Yes this is my 100th post since I started The Shakespeare Blog just over six months ago. It’s a good time to reassess the site, and over the past week I’ve been planning a few changes which will go live in the next few days. I hope you’ll enjoy them: as well as the blog there will a new front page where you’ll find links to new pages and easier ways of locating past blogs.

 If you’re already a regular visitor I’d like to thank you for your loyalty and I hope you’ll continue to find the posts interesting. The latest one will still pop into your inbox if you’re a subscriber, and don’t forget that if you click through to the actual site you can comment on the posts:  I always enjoy hearing what people think. If you’re a first-time reader, it’s really easy to subscribe, so please join in and mention the blog to your friends .

 I can’t write a post without including a bit of Shakespeare, and because it’s Remembrance Weekend, this is Talbot’s dying speech, from one of his early plays, Henry VI Part 1. Talbot is a great military hero who goes into battle alongside his young son John against the French. John is killed and his father mortally wounded. Much later in his career Shakespeare wrote another scene in which a father dies grieving over the body of his dead child.
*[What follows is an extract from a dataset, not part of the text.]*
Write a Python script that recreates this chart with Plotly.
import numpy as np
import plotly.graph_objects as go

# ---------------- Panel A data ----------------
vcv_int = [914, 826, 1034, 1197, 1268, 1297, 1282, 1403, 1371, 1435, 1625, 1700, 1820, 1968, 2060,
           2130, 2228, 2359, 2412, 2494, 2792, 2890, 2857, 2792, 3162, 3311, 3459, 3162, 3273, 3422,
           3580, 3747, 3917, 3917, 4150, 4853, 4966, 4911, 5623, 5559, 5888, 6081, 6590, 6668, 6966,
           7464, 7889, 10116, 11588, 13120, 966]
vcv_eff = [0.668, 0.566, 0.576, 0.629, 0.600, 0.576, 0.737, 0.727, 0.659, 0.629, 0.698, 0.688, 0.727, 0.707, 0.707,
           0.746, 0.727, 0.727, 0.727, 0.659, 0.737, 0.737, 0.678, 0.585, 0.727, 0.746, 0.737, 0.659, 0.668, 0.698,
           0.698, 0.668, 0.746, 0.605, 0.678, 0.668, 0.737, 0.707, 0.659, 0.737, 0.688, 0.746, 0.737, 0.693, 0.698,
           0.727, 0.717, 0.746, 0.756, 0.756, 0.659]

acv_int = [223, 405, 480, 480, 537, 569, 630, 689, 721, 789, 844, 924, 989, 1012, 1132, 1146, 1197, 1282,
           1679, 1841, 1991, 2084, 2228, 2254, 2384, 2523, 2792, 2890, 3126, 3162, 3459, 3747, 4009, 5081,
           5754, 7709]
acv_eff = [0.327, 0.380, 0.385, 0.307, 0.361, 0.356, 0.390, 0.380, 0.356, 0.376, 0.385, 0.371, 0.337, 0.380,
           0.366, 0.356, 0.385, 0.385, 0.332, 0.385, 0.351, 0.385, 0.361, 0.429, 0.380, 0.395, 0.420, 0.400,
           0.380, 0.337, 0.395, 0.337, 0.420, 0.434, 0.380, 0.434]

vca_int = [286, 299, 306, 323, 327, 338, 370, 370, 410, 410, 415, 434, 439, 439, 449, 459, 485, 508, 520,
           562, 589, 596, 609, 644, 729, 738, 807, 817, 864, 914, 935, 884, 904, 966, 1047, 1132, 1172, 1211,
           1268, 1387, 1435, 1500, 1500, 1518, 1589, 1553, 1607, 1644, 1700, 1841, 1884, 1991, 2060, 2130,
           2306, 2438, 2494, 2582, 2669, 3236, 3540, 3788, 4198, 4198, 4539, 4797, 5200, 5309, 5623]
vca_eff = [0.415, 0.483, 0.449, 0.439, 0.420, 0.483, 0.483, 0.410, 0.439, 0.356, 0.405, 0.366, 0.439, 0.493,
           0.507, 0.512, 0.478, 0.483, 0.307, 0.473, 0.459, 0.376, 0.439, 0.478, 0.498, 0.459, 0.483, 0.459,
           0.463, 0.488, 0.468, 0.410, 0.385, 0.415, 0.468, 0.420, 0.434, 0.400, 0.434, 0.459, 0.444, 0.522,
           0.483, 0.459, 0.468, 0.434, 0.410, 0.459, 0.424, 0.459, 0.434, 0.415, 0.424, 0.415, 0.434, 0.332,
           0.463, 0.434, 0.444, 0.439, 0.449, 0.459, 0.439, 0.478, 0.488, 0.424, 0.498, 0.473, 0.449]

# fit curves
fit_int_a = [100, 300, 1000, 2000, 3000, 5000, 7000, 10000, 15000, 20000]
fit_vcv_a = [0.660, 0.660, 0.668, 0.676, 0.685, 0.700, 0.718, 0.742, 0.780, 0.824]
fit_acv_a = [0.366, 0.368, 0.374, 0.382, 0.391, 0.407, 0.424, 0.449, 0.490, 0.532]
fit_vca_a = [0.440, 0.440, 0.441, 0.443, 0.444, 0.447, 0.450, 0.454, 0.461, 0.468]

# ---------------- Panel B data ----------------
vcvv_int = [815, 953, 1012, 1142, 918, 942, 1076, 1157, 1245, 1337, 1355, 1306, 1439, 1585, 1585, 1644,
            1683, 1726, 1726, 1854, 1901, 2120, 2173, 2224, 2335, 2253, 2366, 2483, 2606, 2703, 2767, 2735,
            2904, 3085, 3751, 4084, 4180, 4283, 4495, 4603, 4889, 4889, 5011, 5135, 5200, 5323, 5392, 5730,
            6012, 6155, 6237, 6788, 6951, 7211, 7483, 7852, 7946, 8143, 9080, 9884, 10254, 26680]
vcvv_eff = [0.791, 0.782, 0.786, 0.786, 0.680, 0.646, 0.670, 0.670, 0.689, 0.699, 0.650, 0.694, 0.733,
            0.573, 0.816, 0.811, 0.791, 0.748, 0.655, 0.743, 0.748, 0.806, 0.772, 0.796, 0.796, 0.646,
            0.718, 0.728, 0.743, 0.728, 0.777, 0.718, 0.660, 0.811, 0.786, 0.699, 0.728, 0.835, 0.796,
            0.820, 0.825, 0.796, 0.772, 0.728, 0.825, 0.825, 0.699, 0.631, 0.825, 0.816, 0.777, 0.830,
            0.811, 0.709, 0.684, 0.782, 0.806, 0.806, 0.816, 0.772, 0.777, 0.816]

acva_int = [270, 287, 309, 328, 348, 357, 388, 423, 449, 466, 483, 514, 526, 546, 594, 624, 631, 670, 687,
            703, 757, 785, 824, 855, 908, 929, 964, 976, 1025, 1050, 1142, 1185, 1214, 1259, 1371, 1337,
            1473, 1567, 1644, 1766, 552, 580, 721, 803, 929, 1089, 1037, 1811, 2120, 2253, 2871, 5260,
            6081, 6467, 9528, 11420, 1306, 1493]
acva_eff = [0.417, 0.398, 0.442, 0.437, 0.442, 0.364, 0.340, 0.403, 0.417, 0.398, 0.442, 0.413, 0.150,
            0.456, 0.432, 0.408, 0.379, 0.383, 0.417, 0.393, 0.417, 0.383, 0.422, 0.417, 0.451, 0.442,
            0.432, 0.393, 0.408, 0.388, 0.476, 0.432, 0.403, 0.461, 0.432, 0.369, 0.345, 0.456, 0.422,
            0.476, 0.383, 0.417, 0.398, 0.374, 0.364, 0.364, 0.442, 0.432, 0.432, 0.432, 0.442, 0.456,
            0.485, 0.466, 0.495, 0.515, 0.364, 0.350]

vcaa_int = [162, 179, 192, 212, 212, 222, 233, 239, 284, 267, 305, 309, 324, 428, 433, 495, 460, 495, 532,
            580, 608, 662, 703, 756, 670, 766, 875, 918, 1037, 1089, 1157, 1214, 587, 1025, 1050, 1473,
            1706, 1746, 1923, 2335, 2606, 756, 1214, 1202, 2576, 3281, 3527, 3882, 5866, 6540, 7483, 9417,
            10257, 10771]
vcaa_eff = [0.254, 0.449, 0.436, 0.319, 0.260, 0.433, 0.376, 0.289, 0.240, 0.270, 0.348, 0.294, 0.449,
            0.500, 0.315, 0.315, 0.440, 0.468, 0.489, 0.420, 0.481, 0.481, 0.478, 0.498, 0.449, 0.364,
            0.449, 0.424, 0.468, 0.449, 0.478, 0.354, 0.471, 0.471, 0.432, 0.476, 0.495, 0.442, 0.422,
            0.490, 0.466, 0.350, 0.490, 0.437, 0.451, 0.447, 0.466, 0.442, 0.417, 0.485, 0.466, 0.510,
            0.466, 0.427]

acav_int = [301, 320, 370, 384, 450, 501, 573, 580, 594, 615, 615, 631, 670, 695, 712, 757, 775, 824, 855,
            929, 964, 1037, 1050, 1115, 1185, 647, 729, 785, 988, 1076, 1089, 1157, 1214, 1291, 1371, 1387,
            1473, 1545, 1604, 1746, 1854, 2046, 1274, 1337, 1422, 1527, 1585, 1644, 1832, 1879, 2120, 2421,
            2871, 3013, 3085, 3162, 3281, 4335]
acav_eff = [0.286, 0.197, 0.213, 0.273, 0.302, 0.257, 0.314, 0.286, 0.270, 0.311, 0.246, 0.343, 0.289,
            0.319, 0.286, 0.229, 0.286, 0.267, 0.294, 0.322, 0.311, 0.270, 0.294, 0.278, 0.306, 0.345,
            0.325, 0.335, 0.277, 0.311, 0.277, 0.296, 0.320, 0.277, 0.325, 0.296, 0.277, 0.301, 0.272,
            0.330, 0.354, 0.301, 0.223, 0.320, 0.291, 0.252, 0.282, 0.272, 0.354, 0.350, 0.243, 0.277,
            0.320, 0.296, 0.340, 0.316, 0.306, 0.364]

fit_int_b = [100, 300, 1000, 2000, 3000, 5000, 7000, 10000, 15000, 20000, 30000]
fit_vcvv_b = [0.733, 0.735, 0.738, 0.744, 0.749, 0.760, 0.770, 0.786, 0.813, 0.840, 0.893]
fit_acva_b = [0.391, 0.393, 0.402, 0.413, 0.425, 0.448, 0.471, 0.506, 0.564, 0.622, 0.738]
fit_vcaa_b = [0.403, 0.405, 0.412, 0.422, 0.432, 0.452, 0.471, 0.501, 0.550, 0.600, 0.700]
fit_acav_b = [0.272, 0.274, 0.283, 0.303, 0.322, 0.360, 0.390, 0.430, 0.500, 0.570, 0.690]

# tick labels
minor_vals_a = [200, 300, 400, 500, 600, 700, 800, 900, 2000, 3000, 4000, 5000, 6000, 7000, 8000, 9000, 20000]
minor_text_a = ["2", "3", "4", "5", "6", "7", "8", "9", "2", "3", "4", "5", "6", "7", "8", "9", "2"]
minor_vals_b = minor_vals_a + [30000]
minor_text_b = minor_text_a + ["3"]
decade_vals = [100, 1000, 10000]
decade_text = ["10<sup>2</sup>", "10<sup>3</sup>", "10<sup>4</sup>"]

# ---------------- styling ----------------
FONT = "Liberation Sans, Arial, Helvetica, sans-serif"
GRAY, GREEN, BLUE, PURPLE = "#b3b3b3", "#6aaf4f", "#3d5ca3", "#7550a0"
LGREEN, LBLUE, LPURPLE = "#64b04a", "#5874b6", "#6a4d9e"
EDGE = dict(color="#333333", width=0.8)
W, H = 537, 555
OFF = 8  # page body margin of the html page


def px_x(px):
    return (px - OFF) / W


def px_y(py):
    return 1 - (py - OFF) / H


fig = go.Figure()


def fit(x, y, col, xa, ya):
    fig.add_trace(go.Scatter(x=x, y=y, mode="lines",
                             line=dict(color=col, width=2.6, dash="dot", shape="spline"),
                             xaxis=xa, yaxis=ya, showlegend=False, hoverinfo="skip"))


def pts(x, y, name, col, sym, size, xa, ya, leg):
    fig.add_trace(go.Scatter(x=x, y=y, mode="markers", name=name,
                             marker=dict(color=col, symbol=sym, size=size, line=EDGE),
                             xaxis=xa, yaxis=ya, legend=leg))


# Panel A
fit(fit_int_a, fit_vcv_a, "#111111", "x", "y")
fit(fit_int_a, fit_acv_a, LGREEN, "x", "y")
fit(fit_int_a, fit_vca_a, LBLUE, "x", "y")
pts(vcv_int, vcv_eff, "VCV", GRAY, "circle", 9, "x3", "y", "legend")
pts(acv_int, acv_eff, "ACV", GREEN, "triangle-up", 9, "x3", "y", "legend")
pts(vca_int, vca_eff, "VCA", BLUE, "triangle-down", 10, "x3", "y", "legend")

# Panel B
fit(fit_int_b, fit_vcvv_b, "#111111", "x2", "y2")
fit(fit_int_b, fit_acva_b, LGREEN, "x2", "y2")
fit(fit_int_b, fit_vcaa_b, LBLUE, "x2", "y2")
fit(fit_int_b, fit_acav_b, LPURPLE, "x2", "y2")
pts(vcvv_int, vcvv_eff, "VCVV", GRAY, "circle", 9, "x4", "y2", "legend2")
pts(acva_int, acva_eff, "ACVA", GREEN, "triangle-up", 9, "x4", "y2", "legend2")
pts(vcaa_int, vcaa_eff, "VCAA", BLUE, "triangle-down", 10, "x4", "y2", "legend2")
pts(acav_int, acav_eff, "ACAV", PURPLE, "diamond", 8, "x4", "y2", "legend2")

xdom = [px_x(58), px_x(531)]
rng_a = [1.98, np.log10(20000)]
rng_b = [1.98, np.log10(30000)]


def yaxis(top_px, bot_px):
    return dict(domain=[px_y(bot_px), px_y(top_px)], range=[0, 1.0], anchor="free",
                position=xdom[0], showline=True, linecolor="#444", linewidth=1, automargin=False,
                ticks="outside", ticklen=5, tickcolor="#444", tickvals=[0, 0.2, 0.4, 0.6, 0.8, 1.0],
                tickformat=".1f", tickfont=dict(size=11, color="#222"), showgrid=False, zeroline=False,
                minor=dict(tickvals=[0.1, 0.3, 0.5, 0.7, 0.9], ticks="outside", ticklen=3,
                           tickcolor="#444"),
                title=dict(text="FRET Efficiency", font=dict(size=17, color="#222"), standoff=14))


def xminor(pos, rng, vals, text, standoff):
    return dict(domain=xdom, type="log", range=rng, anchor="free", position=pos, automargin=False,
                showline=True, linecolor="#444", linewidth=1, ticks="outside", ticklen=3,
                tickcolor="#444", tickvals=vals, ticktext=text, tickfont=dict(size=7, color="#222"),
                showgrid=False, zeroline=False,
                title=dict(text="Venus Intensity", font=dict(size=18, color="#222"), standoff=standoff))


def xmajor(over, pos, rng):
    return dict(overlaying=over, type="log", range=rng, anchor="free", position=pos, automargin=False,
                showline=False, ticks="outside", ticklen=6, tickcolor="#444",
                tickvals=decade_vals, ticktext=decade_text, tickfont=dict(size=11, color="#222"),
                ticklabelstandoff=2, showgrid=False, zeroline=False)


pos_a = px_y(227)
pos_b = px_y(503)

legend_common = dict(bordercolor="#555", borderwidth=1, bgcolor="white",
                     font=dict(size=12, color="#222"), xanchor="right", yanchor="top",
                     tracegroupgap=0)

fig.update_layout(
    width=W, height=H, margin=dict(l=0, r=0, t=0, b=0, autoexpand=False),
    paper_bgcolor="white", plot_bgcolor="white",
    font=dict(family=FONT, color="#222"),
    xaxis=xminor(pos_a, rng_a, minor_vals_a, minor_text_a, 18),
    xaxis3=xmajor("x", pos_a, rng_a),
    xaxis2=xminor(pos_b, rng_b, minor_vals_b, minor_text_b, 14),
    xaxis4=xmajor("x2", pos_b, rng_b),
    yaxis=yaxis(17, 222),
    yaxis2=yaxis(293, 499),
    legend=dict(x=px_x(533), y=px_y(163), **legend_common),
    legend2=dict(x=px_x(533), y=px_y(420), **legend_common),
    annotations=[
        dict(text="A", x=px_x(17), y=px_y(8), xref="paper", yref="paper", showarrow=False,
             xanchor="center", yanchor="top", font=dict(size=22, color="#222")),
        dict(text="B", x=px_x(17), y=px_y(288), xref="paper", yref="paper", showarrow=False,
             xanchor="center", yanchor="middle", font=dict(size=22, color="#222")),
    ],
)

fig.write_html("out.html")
I’m referring of course to the final scene of King Lear. The scene in Lear is a far more accomplished piece of writing, but this speech, especially the last four lines, is moving too.

 

The death of Talbot from the Oregon Shakespeare Festival's production of Henry VI Part 1

Thou antic Death, which laugh’st us here to scorn,
Anon, from thy insulting tyranny,
Coupled in bonds of perpetuity,
Two Talbots winged through the lither sky,
In thy despite shall scape mortality….
Poor boy! He smiles, methinks, as who should say,
Had Death been French, then Death had died to-day.
Come, come, and lay him in his father’s arms:
My spirit can no longer bear these harms.
Soldiers, adieu! I have what I would have,
Now my old arms are young John Talbot’s grave.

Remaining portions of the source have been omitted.